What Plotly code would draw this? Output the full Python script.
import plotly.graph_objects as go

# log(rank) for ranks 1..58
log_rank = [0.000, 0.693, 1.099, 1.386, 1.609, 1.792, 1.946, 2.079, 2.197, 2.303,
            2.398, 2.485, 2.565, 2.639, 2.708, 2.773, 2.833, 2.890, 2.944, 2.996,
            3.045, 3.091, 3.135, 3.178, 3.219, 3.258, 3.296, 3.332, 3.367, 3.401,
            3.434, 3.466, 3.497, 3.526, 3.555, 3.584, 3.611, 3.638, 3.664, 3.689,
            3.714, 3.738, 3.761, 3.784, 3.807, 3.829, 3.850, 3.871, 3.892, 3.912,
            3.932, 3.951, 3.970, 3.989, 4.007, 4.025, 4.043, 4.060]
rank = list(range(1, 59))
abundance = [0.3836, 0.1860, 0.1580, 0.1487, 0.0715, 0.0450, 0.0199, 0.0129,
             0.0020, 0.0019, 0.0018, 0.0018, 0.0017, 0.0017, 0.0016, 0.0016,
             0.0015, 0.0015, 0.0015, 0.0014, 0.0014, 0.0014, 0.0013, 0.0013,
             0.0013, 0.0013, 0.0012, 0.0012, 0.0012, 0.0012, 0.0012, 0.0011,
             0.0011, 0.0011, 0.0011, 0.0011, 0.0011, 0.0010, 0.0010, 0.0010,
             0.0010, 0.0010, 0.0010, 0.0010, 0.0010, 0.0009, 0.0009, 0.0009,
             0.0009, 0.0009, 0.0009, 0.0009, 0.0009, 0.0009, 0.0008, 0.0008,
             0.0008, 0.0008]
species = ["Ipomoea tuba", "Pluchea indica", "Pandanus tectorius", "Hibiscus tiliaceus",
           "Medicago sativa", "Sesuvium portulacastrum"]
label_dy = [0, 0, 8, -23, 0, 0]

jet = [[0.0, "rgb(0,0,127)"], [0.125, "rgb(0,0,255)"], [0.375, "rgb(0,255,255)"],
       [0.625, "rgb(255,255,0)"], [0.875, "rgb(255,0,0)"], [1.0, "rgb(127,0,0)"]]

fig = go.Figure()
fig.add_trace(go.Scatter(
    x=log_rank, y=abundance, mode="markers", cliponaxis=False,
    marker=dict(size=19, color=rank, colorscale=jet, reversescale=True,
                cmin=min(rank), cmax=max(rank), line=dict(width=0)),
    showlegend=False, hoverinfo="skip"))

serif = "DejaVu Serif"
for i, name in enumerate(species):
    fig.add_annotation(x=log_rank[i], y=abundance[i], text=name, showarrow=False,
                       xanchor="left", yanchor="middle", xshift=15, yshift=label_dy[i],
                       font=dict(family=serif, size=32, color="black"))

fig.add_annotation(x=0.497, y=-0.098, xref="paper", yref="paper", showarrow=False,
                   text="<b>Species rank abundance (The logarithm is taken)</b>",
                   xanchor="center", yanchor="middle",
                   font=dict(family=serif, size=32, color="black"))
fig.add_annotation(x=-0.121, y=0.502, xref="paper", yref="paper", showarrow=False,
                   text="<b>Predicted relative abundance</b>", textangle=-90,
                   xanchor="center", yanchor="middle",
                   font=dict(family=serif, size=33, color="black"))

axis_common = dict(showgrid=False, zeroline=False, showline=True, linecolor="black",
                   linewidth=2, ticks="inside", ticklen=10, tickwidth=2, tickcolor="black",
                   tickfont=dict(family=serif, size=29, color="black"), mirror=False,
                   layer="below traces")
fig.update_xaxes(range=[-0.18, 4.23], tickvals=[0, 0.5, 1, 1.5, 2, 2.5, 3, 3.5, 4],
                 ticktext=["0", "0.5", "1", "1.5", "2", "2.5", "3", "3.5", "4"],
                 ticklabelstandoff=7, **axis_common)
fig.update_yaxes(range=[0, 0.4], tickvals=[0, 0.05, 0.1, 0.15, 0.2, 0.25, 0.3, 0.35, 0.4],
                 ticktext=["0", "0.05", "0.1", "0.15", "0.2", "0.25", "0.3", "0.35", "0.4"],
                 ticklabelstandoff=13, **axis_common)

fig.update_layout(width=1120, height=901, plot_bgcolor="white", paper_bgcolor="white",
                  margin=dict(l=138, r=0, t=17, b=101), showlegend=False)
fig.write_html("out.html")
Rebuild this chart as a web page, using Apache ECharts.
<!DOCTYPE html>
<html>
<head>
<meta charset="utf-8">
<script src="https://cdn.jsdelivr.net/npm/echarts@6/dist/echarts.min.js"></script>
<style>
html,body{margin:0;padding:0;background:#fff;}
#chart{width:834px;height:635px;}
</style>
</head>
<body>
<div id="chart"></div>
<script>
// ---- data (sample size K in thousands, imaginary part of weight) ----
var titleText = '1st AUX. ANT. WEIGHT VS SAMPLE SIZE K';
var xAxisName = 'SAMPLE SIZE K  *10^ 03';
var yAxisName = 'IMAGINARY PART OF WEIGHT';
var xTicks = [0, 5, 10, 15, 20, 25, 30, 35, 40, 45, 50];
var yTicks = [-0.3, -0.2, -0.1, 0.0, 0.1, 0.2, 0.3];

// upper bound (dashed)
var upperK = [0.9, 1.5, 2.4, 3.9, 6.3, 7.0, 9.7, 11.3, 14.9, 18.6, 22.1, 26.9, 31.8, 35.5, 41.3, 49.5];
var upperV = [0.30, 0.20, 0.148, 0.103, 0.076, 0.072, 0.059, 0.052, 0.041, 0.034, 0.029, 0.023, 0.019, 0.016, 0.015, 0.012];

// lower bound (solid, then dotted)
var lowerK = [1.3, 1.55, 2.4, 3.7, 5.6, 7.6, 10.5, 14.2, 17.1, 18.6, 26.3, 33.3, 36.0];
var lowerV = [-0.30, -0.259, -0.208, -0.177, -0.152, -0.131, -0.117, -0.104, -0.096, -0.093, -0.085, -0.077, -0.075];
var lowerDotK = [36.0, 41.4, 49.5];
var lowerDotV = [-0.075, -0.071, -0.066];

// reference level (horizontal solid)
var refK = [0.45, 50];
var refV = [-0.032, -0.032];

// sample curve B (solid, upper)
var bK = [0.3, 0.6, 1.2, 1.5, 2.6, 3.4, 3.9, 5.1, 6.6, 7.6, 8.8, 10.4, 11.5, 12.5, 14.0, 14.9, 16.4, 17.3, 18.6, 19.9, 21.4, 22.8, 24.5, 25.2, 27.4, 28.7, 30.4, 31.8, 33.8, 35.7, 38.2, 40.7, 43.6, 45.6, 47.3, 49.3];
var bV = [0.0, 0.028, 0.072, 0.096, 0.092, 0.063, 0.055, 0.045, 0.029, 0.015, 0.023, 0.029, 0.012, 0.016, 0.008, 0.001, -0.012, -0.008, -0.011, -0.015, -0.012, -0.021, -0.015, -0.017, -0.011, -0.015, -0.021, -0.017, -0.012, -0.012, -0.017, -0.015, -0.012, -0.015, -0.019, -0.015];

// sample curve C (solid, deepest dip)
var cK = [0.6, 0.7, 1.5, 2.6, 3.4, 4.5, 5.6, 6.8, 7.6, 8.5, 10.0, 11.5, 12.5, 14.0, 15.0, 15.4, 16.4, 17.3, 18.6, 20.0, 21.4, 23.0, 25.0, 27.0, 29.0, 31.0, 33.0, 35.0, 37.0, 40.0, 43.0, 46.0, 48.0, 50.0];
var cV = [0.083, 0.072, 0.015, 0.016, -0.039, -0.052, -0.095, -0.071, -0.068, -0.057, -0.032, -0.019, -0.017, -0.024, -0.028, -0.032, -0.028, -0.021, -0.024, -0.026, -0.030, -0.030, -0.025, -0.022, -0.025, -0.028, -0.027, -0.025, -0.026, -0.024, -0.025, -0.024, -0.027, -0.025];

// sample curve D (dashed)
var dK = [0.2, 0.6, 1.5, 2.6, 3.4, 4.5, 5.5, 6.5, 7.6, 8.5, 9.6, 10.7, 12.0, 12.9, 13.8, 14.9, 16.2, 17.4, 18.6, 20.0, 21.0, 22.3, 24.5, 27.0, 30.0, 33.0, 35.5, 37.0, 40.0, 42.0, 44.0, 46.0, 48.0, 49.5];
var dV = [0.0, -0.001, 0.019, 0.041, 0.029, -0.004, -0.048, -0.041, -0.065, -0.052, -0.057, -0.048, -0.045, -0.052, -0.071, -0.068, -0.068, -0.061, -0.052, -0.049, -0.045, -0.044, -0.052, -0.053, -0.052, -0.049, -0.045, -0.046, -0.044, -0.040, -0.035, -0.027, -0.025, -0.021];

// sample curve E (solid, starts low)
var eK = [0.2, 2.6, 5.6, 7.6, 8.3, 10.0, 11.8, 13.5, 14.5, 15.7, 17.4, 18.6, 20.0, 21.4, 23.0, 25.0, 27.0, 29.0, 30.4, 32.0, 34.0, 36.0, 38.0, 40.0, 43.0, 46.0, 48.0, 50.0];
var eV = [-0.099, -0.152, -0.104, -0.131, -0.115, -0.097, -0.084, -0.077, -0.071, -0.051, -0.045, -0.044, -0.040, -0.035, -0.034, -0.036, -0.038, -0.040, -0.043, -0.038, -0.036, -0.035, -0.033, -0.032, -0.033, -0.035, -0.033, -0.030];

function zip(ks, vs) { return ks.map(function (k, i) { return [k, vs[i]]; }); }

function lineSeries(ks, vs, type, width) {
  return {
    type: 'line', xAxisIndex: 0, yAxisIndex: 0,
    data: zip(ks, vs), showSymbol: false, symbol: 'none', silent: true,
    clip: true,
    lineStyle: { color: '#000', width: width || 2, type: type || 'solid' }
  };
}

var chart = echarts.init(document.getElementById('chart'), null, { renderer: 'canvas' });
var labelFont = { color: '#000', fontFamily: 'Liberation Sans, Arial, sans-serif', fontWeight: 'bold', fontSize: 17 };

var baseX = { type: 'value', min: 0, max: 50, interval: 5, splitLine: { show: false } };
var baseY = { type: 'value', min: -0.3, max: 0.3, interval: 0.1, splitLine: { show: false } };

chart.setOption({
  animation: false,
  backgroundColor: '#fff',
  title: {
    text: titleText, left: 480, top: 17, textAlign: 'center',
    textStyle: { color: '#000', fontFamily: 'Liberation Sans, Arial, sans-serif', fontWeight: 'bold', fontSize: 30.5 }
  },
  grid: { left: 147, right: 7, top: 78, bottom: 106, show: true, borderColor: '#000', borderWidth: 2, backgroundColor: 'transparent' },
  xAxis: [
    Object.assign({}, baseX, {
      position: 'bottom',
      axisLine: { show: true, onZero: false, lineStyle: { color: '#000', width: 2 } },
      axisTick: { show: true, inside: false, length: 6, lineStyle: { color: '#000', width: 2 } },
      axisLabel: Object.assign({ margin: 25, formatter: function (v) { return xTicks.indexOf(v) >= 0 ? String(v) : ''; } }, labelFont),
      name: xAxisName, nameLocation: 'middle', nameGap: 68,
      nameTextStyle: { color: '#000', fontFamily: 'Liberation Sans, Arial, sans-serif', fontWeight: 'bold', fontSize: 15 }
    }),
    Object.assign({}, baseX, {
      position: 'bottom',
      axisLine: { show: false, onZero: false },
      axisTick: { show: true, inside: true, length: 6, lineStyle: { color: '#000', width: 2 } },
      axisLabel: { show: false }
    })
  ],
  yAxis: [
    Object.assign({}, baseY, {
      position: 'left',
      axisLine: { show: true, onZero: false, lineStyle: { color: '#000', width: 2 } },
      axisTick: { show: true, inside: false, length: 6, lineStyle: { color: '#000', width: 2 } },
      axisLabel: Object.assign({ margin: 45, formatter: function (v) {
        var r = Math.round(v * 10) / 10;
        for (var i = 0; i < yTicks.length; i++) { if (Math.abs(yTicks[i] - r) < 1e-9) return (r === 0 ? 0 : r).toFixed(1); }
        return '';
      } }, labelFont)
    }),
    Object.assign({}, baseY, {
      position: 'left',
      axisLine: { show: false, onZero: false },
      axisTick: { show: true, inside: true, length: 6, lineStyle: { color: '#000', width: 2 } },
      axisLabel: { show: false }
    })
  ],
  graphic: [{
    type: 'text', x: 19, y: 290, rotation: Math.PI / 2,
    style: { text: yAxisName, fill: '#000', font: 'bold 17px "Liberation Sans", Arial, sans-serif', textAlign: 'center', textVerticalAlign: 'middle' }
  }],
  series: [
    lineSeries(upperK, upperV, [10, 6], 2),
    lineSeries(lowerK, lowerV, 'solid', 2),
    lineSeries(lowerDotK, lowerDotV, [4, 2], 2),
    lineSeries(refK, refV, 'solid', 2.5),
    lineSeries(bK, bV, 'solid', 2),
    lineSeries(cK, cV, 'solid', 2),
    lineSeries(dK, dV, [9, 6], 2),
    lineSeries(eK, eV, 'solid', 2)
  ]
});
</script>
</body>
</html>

_ _ _ _ _ _ _

* INSTRUCTION *
Return exactly the leading lines of the listing, stopping after the line in which "import plotly.graph_objects as go" occurs.

* FINISHED EXERCISE *
What Plotly code would draw this? Output the full Python script.
import plotly.graph_objects as go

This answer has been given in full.